I don't remember anything in particular. I'd recommend just bootstrapping clang/llvm and seeing what happens, assuming clang will emit these intrinsics if you pass an added cflag to it or something.

It's my impression that halide is great at generating code that hits worst-case behaviors in LLVM. I don't know whether they're users of these invariant intrinsics, however.

Adding George to see if he remembers any cases, so you have some stuff to test this all with.

I don't remember anything in particular. I'd recommend just bootstrapping clang/llvm and seeing what happens, assuming clang will emit these intrinsics if you pass an added cflag to it or something.

It's my impression that halide is great at generating code that hits worst-case behaviors in LLVM. I don't know whether they're users of these invariant intrinsics, however.

Probably not. I will make some analysis and get back here

Prazek marked an inline comment as done.May 18 2018, 9:33 AM

I measured build time of llvm& clang with devirtualization and either the variance is too big, or the compiler without this patch is faster.
As I found out, after writing other bugfix for AA, clang does not bootstrap correctly without this patch so I would love to push it.
If you don't have any objections, I would like to push it. I will still have to do build time measurements with and without devirtualization, but I would like to do it when everything is ready.
(Note that this code will not be executed unless you use devirtualization)

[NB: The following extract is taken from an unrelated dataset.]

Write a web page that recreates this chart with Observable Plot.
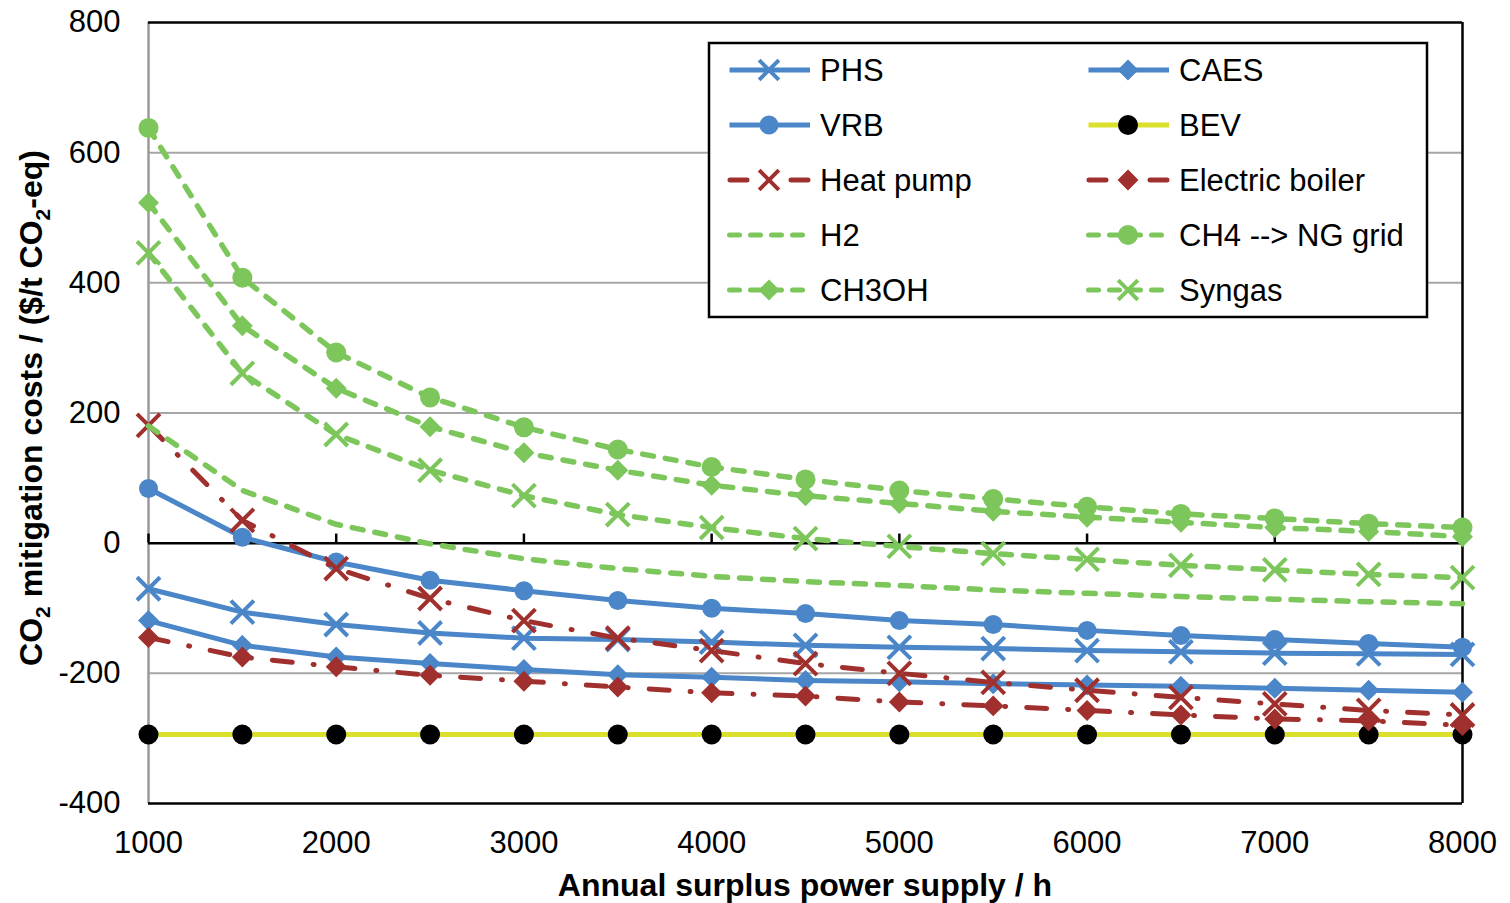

dberlin accepted this revision.May 18 2018, 9:35 AM

WFM; thanks for checking!

Prazek updated this revision to Diff 147602.May 18 2018, 3:37 PM

Added very small repro for the bug :)

Prazek updated this revision to Diff 147603.May 18 2018, 3:39 PM

changed comment

Prazek edited the summary of this revision. (Show Details)May 18 2018, 3:41 PM
This revision was automatically updated to reflect the committed changes.